━━━ Dataset extract

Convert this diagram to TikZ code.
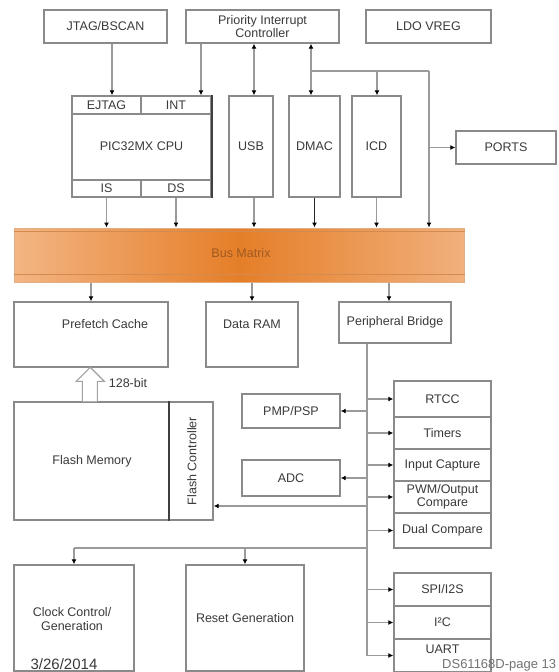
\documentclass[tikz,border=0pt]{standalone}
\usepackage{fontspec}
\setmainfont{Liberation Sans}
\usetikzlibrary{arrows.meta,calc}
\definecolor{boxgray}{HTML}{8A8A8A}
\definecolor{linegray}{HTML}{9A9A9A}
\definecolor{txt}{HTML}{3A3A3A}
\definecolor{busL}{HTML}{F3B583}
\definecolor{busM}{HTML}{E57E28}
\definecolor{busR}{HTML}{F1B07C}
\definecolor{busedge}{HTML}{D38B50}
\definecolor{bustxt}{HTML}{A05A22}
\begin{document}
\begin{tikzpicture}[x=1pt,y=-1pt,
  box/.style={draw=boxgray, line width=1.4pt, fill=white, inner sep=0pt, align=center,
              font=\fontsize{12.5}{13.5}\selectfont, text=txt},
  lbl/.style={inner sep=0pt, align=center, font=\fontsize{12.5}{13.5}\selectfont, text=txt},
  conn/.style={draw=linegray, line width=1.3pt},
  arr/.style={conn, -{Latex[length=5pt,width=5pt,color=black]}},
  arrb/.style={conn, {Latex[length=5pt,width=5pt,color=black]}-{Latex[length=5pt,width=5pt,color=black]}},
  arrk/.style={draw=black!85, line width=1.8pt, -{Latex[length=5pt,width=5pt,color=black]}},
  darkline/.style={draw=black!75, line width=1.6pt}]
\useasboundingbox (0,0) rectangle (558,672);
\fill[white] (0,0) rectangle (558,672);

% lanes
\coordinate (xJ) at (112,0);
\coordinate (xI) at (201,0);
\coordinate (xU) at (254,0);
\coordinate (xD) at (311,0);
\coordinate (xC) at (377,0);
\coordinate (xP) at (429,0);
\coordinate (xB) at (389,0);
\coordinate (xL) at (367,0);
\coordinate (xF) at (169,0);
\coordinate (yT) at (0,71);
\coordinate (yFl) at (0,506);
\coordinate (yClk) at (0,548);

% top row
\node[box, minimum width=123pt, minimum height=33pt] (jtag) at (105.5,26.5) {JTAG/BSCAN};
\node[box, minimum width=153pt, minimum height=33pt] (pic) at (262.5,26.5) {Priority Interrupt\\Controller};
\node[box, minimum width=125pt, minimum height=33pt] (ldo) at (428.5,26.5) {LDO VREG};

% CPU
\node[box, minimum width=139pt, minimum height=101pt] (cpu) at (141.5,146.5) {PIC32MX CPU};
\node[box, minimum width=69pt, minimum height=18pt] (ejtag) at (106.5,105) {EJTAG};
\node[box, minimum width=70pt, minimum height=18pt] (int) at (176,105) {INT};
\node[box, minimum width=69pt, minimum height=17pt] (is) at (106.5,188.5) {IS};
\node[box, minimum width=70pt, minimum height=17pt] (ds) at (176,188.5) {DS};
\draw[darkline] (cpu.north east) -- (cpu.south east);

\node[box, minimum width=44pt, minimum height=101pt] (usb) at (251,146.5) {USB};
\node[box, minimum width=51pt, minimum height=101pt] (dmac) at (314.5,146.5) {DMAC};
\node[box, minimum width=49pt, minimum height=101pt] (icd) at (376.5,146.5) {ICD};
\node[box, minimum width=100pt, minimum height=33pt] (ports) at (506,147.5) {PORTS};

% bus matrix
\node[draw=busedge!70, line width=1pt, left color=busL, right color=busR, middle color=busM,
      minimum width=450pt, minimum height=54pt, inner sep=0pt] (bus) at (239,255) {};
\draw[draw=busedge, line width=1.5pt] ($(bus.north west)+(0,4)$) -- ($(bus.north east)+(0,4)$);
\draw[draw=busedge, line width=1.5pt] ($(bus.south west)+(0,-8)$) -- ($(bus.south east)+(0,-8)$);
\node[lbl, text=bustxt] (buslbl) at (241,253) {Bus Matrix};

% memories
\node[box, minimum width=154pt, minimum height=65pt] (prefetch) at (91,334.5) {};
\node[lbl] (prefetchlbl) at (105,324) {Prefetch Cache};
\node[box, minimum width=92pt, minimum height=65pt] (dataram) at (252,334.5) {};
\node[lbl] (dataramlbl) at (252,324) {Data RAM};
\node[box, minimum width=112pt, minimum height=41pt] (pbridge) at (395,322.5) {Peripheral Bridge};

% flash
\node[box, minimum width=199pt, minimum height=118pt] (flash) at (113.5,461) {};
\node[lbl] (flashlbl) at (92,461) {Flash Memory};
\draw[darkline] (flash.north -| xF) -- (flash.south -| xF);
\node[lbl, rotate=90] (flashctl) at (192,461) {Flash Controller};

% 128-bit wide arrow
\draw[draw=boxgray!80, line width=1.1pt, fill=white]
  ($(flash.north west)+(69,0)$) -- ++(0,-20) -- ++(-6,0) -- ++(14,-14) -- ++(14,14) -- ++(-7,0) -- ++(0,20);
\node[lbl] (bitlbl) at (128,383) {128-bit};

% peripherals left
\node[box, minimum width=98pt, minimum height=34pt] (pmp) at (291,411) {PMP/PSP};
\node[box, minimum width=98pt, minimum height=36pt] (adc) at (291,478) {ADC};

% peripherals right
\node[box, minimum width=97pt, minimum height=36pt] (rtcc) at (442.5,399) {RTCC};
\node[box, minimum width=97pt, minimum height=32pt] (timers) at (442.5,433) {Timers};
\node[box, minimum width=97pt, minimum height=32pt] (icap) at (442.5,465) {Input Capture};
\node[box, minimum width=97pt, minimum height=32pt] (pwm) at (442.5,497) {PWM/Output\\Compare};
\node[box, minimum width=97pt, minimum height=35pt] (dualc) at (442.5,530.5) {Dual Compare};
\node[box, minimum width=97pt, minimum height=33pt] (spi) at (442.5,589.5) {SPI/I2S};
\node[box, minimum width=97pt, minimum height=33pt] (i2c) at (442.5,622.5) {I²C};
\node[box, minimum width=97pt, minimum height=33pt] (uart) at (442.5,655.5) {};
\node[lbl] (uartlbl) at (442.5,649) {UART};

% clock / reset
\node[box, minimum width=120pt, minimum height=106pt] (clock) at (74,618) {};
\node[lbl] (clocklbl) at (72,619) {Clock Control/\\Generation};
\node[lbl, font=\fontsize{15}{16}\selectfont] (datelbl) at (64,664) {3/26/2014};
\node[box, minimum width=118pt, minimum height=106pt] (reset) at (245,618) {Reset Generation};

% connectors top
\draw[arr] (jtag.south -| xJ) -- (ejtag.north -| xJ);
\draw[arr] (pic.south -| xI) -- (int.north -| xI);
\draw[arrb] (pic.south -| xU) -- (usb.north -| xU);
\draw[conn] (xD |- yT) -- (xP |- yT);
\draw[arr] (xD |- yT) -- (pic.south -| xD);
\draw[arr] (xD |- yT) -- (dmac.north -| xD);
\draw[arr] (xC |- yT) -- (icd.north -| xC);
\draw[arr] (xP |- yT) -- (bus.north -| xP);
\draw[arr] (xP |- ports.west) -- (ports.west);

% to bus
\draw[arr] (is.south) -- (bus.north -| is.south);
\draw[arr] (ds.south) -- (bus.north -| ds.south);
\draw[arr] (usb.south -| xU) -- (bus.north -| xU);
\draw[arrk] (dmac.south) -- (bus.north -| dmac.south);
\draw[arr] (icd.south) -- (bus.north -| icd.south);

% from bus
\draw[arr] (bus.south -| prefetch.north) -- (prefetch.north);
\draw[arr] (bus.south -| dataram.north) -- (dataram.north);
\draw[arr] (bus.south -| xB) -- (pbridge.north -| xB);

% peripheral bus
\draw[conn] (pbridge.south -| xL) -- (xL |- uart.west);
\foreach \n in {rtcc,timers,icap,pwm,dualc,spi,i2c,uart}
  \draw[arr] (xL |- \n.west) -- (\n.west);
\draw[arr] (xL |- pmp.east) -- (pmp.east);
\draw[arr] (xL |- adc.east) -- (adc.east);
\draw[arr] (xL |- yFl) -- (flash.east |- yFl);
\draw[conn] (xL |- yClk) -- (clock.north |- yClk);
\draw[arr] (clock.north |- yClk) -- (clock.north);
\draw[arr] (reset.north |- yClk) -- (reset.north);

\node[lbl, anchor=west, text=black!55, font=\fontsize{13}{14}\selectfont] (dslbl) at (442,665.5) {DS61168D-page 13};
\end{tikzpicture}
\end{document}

━━━━━━

Exercise directions:
Your task is to return the lines above, from the first one up to and including the line containing "(yClk) at (0,548);", minus any pictures.

Solution to the problem:
Convert this diagram to TikZ code.
\documentclass[tikz,border=0pt]{standalone}
\usepackage{fontspec}
\setmainfont{Liberation Sans}
\usetikzlibrary{arrows.meta,calc}
\definecolor{boxgray}{HTML}{8A8A8A}
\definecolor{linegray}{HTML}{9A9A9A}
\definecolor{txt}{HTML}{3A3A3A}
\definecolor{busL}{HTML}{F3B583}
\definecolor{busM}{HTML}{E57E28}
\definecolor{busR}{HTML}{F1B07C}
\definecolor{busedge}{HTML}{D38B50}
\definecolor{bustxt}{HTML}{A05A22}
\begin{document}
\begin{tikzpicture}[x=1pt,y=-1pt,
  box/.style={draw=boxgray, line width=1.4pt, fill=white, inner sep=0pt, align=center,
              font=\fontsize{12.5}{13.5}\selectfont, text=txt},
  lbl/.style={inner sep=0pt, align=center, font=\fontsize{12.5}{13.5}\selectfont, text=txt},
  conn/.style={draw=linegray, line width=1.3pt},
  arr/.style={conn, -{Latex[length=5pt,width=5pt,color=black]}},
  arrb/.style={conn, {Latex[length=5pt,width=5pt,color=black]}-{Latex[length=5pt,width=5pt,color=black]}},
  arrk/.style={draw=black!85, line width=1.8pt, -{Latex[length=5pt,width=5pt,color=black]}},
  darkline/.style={draw=black!75, line width=1.6pt}]
\useasboundingbox (0,0) rectangle (558,672);
\fill[white] (0,0) rectangle (558,672);

% lanes
\coordinate (xJ) at (112,0);
\coordinate (xI) at (201,0);
\coordinate (xU) at (254,0);
\coordinate (xD) at (311,0);
\coordinate (xC) at (377,0);
\coordinate (xP) at (429,0);
\coordinate (xB) at (389,0);
\coordinate (xL) at (367,0);
\coordinate (xF) at (169,0);
\coordinate (yT) at (0,71);
\coordinate (yFl) at (0,506);
\coordinate (yClk) at (0,548);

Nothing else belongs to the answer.